Return the listing below word for word.

※ ※ ※

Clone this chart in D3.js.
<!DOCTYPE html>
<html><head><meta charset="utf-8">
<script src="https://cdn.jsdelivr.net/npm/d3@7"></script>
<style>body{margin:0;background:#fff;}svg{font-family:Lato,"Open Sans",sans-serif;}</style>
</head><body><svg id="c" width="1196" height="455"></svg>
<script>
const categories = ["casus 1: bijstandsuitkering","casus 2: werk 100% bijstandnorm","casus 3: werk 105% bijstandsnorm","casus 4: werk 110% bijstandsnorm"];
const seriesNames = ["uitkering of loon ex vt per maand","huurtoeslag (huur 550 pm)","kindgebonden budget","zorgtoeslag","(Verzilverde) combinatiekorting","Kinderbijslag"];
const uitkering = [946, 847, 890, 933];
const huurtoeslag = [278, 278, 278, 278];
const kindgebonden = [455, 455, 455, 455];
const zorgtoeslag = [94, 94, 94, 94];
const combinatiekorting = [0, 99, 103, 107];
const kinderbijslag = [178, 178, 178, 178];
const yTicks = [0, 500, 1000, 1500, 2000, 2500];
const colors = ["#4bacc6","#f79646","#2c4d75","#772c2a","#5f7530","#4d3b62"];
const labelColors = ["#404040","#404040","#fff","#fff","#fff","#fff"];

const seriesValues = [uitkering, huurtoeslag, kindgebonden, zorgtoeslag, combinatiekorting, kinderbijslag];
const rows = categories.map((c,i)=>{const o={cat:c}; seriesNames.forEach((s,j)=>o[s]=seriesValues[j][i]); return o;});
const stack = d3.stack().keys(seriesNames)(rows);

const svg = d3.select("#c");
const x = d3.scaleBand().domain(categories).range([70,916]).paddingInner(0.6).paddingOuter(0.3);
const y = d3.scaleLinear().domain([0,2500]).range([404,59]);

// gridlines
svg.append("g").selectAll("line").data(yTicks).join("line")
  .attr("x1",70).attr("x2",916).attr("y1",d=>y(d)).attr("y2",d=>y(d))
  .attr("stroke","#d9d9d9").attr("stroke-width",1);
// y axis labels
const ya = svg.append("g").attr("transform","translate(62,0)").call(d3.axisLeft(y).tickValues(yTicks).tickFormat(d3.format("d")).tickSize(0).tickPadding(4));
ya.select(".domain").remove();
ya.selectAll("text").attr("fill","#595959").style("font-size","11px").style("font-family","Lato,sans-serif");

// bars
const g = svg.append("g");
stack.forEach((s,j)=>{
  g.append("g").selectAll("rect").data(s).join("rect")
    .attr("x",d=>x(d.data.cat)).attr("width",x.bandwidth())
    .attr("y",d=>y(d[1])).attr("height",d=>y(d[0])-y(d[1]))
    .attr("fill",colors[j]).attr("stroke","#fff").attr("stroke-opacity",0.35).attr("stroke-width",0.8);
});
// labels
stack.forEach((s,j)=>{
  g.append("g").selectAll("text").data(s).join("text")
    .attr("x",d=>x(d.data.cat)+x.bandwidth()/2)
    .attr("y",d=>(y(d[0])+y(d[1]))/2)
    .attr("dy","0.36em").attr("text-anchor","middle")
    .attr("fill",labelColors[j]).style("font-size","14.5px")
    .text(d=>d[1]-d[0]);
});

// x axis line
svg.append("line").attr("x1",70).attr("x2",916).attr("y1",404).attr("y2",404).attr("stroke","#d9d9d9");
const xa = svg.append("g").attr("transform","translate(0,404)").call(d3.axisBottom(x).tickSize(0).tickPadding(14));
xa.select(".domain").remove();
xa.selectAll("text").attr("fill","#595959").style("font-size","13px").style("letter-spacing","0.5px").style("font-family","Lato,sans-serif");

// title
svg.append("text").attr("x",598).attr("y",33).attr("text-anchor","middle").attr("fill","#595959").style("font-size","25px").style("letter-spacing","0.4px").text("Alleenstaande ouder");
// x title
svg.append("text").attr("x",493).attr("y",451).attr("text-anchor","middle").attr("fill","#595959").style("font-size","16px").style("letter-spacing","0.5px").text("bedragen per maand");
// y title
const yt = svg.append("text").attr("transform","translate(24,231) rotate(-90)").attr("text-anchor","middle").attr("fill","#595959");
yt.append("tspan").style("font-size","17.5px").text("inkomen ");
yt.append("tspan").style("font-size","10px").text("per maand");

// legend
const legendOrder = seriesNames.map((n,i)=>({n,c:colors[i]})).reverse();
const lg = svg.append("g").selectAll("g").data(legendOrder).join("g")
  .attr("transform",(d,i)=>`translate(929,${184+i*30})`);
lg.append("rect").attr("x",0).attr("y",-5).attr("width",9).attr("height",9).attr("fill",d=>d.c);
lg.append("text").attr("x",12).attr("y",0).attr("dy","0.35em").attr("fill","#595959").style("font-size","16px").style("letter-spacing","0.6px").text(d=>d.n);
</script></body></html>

※ ※ ※

# Response to the task
Clone this chart in D3.js.
<!DOCTYPE html>
<html><head><meta charset="utf-8">
<script src="https://cdn.jsdelivr.net/npm/d3@7"></script>
<style>body{margin:0;background:#fff;}svg{font-family:Lato,"Open Sans",sans-serif;}</style>
</head><body><svg id="c" width="1196" height="455"></svg>
<script>
const categories = ["casus 1: bijstandsuitkering","casus 2: werk 100% bijstandnorm","casus 3: werk 105% bijstandsnorm","casus 4: werk 110% bijstandsnorm"];
const seriesNames = ["uitkering of loon ex vt per maand","huurtoeslag (huur 550 pm)","kindgebonden budget","zorgtoeslag","(Verzilverde) combinatiekorting","Kinderbijslag"];
const uitkering = [946, 847, 890, 933];
const huurtoeslag = [278, 278, 278, 278];
const kindgebonden = [455, 455, 455, 455];
const zorgtoeslag = [94, 94, 94, 94];
const combinatiekorting = [0, 99, 103, 107];
const kinderbijslag = [178, 178, 178, 178];
const yTicks = [0, 500, 1000, 1500, 2000, 2500];
const colors = ["#4bacc6","#f79646","#2c4d75","#772c2a","#5f7530","#4d3b62"];
const labelColors = ["#404040","#404040","#fff","#fff","#fff","#fff"];

const seriesValues = [uitkering, huurtoeslag, kindgebonden, zorgtoeslag, combinatiekorting, kinderbijslag];
const rows = categories.map((c,i)=>{const o={cat:c}; seriesNames.forEach((s,j)=>o[s]=seriesValues[j][i]); return o;});
const stack = d3.stack().keys(seriesNames)(rows);

const svg = d3.select("#c");
const x = d3.scaleBand().domain(categories).range([70,916]).paddingInner(0.6).paddingOuter(0.3);
const y = d3.scaleLinear().domain([0,2500]).range([404,59]);

// gridlines
svg.append("g").selectAll("line").data(yTicks).join("line")
  .attr("x1",70).attr("x2",916).attr("y1",d=>y(d)).attr("y2",d=>y(d))
  .attr("stroke","#d9d9d9").attr("stroke-width",1);
// y axis labels
const ya = svg.append("g").attr("transform","translate(62,0)").call(d3.axisLeft(y).tickValues(yTicks).tickFormat(d3.format("d")).tickSize(0).tickPadding(4));
ya.select(".domain").remove();
ya.selectAll("text").attr("fill","#595959").style("font-size","11px").style("font-family","Lato,sans-serif");

// bars
const g = svg.append("g");
stack.forEach((s,j)=>{
  g.append("g").selectAll("rect").data(s).join("rect")
    .attr("x",d=>x(d.data.cat)).attr("width",x.bandwidth())
    .attr("y",d=>y(d[1])).attr("height",d=>y(d[0])-y(d[1]))
    .attr("fill",colors[j]).attr("stroke","#fff").attr("stroke-opacity",0.35).attr("stroke-width",0.8);
});
// labels
stack.forEach((s,j)=>{
  g.append("g").selectAll("text").data(s).join("text")
    .attr("x",d=>x(d.data.cat)+x.bandwidth()/2)
    .attr("y",d=>(y(d[0])+y(d[1]))/2)
    .attr("dy","0.36em").attr("text-anchor","middle")
    .attr("fill",labelColors[j]).style("font-size","14.5px")
    .text(d=>d[1]-d[0]);
});

// x axis line
svg.append("line").attr("x1",70).attr("x2",916).attr("y1",404).attr("y2",404).attr("stroke","#d9d9d9");
const xa = svg.append("g").attr("transform","translate(0,404)").call(d3.axisBottom(x).tickSize(0).tickPadding(14));
xa.select(".domain").remove();
xa.selectAll("text").attr("fill","#595959").style("font-size","13px").style("letter-spacing","0.5px").style("font-family","Lato,sans-serif");

// title
svg.append("text").attr("x",598).attr("y",33).attr("text-anchor","middle").attr("fill","#595959").style("font-size","25px").style("letter-spacing","0.4px").text("Alleenstaande ouder");
// x title
svg.append("text").attr("x",493).attr("y",451).attr("text-anchor","middle").attr("fill","#595959").style("font-size","16px").style("letter-spacing","0.5px").text("bedragen per maand");
// y title
const yt = svg.append("text").attr("transform","translate(24,231) rotate(-90)").attr("text-anchor","middle").attr("fill","#595959");
yt.append("tspan").style("font-size","17.5px").text("inkomen ");
yt.append("tspan").style("font-size","10px").text("per maand");

// legend
const legendOrder = seriesNames.map((n,i)=>({n,c:colors[i]})).reverse();
const lg = svg.append("g").selectAll("g").data(legendOrder).join("g")
  .attr("transform",(d,i)=>`translate(929,${184+i*30})`);
lg.append("rect").attr("x",0).attr("y",-5).attr("width",9).attr("height",9).attr("fill",d=>d.c);
lg.append("text").attr("x",12).attr("y",0).attr("dy","0.35em").attr("fill","#595959").style("font-size","16px").style("letter-spacing","0.6px").text(d=>d.n);
</script></body></html>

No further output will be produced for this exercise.